Pick out each line with the word "this" from the material that follows.

Code that draws figures

::::

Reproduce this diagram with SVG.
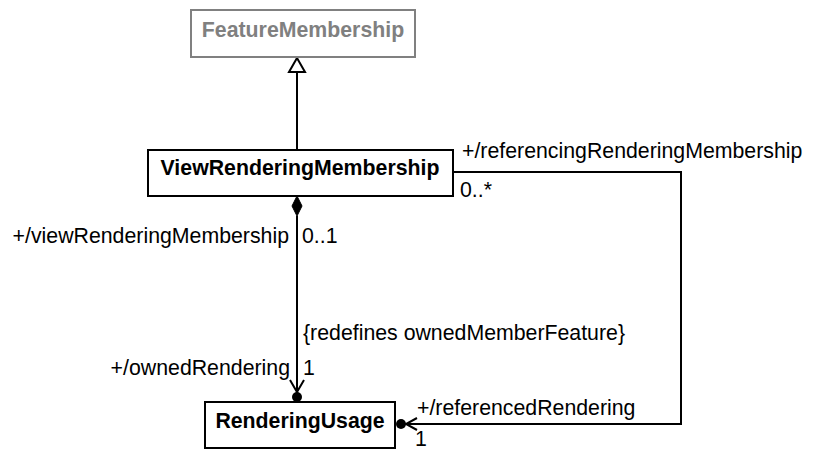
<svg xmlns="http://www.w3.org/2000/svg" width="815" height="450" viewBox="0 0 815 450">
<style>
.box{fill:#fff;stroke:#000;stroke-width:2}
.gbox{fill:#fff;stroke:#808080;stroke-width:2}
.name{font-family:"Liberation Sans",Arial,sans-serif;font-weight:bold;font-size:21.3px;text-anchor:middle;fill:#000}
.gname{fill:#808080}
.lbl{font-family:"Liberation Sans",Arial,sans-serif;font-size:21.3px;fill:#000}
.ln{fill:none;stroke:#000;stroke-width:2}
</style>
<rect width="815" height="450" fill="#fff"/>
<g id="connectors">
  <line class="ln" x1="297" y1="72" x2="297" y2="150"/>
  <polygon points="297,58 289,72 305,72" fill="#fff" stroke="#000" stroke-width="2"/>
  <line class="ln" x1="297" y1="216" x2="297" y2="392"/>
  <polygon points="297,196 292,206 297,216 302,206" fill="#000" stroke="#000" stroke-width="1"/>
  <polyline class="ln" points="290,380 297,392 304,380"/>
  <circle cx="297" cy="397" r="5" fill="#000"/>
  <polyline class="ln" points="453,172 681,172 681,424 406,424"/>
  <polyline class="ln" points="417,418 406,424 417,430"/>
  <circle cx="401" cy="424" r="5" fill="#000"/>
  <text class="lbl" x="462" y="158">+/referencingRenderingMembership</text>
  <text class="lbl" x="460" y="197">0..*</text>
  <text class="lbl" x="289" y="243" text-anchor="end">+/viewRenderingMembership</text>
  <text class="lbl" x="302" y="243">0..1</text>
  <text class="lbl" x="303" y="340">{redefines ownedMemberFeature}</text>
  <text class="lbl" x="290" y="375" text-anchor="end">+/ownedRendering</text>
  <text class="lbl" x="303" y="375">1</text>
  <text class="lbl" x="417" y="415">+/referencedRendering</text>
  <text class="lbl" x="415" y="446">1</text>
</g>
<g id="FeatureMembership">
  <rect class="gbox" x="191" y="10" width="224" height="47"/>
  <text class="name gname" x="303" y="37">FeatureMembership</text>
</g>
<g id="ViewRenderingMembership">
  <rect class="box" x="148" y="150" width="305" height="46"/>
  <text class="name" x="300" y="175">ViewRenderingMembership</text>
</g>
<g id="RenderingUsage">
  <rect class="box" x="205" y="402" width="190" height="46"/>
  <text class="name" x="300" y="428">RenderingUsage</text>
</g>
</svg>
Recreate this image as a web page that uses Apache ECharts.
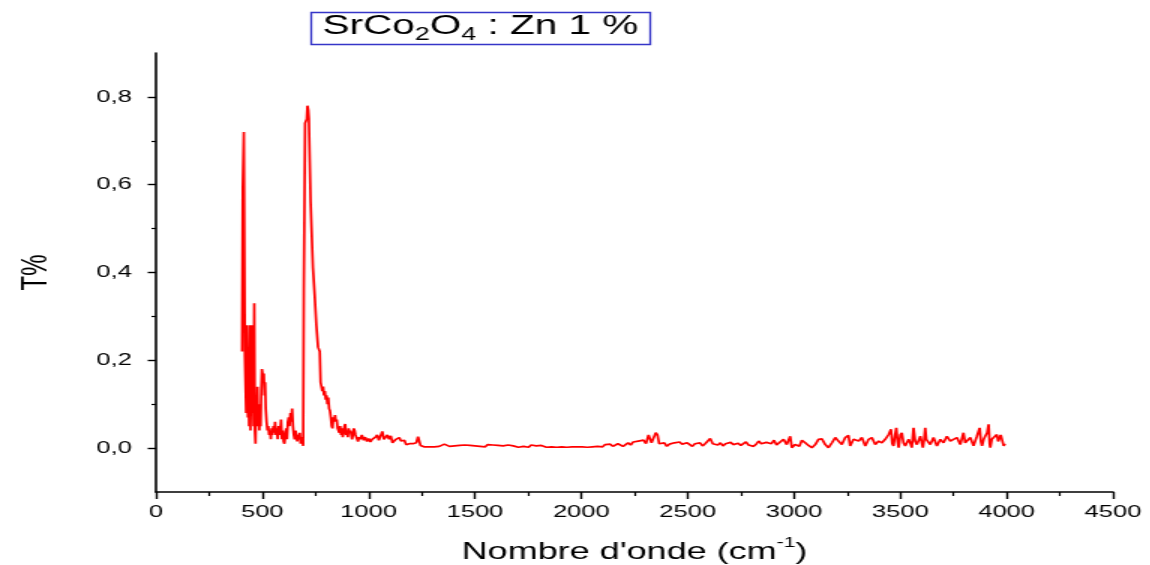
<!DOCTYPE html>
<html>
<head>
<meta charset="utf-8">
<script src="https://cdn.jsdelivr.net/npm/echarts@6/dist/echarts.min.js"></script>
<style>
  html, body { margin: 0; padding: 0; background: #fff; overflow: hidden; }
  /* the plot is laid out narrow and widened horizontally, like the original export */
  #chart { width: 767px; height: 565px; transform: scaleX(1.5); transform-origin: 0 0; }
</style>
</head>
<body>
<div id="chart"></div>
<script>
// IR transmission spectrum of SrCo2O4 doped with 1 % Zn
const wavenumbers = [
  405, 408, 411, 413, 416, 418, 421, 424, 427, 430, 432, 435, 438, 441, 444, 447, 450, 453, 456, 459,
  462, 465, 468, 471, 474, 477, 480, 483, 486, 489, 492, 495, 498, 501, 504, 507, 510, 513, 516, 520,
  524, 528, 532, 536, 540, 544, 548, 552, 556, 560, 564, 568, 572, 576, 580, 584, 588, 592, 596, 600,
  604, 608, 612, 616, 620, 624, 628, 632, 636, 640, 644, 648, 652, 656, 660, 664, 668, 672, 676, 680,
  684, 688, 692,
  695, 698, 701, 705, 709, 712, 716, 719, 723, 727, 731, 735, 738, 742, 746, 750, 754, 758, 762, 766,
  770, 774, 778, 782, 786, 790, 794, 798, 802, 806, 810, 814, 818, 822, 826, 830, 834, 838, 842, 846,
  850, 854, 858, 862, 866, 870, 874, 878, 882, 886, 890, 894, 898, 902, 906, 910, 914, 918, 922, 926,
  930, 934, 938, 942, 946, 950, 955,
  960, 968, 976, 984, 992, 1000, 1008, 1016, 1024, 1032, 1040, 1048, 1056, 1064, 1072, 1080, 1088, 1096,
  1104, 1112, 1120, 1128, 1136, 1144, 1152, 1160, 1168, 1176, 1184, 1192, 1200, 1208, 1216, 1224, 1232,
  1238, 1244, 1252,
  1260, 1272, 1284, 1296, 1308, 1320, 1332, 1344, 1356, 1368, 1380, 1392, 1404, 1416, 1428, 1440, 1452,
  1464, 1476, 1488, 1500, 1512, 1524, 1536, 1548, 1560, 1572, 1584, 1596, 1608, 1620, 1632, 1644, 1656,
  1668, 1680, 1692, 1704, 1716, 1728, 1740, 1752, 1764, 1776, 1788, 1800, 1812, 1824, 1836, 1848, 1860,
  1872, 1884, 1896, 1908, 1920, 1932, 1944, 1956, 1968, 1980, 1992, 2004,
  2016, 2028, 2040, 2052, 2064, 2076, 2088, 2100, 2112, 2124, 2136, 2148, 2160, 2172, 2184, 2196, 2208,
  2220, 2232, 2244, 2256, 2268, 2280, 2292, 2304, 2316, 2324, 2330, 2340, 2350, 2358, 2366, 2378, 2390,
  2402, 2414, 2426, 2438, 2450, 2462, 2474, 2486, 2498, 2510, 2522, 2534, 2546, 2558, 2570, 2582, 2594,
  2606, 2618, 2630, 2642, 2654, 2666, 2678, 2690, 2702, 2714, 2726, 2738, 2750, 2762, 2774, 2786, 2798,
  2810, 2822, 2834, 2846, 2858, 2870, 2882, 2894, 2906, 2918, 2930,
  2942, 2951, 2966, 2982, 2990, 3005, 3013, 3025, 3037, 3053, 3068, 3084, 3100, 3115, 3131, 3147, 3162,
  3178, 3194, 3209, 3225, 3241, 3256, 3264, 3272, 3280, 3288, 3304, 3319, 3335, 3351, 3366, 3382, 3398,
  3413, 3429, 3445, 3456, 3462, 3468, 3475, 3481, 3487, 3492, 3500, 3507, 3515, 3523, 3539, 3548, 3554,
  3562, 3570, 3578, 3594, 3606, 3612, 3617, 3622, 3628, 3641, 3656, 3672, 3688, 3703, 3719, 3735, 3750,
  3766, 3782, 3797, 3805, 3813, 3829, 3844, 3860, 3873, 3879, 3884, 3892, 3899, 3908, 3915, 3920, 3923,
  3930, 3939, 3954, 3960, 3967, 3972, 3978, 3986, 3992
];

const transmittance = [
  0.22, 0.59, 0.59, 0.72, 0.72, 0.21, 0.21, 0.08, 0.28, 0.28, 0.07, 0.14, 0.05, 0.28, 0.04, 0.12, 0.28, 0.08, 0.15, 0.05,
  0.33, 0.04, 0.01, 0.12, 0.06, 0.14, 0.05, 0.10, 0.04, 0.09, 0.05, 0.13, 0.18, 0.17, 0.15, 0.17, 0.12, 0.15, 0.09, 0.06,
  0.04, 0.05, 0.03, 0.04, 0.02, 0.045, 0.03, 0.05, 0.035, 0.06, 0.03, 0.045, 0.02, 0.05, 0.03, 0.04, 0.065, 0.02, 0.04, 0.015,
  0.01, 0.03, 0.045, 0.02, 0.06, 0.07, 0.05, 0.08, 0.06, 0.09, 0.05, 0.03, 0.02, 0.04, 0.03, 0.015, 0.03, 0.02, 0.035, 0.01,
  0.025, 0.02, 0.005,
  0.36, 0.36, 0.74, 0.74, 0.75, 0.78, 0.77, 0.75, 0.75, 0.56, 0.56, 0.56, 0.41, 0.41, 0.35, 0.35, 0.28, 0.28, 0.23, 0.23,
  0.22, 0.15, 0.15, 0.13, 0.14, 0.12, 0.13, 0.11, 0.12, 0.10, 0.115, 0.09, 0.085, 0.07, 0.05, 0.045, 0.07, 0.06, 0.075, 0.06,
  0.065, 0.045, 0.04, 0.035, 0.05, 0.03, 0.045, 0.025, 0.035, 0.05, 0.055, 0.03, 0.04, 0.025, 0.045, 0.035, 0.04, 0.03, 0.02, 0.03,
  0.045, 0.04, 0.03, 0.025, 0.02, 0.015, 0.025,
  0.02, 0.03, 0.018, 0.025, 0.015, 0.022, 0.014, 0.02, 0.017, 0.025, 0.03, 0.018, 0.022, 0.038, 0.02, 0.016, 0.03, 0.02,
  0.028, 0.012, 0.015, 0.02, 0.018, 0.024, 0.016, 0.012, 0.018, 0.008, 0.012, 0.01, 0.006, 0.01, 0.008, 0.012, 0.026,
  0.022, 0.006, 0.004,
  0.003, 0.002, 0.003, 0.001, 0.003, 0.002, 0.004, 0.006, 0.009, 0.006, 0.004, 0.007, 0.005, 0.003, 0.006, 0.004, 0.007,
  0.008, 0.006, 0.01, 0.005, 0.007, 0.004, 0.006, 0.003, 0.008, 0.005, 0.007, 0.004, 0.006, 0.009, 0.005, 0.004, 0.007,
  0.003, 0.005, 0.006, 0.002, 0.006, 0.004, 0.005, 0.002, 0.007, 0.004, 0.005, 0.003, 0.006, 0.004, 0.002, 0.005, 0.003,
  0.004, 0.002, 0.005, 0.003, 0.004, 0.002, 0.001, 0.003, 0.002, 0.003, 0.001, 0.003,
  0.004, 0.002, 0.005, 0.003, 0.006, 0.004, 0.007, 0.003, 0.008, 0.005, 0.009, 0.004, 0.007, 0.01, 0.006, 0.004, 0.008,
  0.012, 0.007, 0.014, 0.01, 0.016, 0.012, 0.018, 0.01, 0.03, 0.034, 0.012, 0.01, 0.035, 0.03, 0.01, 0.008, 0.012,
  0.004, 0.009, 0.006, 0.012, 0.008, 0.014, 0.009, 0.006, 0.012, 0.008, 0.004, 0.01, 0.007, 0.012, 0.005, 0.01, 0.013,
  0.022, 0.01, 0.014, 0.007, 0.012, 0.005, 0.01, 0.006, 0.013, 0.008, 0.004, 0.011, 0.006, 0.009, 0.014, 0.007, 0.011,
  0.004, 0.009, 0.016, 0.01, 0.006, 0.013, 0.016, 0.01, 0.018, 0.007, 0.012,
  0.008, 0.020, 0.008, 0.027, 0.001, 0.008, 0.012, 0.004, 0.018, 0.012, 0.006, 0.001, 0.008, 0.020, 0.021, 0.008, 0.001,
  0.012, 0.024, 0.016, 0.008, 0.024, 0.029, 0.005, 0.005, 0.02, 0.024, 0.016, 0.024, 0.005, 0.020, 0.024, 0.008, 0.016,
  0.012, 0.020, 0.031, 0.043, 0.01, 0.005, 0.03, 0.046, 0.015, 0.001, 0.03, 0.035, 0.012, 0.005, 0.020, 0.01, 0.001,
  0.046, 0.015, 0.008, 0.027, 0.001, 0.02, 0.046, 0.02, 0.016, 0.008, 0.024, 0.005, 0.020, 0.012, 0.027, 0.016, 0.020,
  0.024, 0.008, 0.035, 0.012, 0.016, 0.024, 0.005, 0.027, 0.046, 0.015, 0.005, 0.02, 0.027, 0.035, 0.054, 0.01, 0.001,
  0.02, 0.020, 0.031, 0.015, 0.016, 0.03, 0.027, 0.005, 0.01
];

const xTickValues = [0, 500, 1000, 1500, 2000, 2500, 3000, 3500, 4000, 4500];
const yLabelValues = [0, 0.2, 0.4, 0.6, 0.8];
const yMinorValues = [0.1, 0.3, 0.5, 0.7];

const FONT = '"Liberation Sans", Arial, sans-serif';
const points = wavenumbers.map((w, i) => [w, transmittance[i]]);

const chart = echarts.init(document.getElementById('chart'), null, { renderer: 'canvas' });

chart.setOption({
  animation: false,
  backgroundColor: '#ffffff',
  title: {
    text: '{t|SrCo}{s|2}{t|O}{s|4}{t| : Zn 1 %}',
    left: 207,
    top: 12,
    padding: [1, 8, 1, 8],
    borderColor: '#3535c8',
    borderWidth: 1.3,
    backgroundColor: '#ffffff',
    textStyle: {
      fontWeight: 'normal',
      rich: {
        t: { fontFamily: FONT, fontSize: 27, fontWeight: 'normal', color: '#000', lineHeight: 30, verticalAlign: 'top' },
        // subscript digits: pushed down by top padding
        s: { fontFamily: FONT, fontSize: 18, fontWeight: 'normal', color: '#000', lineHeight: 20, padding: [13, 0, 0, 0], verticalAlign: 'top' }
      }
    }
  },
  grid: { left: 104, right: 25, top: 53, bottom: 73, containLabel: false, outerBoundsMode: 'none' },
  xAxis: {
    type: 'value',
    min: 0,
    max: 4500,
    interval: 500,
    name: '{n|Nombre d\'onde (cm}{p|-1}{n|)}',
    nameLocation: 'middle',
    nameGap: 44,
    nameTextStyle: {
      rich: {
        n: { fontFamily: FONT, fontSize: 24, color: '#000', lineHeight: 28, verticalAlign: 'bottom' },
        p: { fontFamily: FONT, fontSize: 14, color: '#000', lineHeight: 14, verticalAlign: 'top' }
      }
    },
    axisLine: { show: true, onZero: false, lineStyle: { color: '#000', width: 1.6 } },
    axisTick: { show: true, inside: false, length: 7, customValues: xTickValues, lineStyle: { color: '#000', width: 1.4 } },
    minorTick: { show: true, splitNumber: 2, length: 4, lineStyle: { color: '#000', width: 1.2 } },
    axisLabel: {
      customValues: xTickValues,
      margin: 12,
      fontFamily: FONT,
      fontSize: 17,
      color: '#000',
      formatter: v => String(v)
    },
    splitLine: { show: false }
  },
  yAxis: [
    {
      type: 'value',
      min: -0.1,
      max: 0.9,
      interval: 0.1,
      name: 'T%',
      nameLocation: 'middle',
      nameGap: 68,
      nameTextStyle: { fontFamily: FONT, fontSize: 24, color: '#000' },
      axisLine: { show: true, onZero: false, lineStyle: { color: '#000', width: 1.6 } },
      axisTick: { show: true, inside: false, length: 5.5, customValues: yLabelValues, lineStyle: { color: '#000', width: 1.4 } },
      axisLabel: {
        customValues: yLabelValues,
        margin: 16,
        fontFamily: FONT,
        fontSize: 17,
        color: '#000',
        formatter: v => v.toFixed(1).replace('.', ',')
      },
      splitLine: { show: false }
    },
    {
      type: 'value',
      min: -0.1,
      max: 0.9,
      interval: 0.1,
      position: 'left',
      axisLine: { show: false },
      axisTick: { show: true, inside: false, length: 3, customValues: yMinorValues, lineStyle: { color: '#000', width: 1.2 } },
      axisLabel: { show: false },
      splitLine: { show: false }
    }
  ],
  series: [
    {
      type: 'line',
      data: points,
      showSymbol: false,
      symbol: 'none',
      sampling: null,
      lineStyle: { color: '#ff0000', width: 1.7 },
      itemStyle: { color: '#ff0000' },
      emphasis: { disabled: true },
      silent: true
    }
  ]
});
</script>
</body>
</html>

::::

> Answer to the exercise
Reproduce this diagram with SVG.
Recreate this image as a web page that uses Apache ECharts.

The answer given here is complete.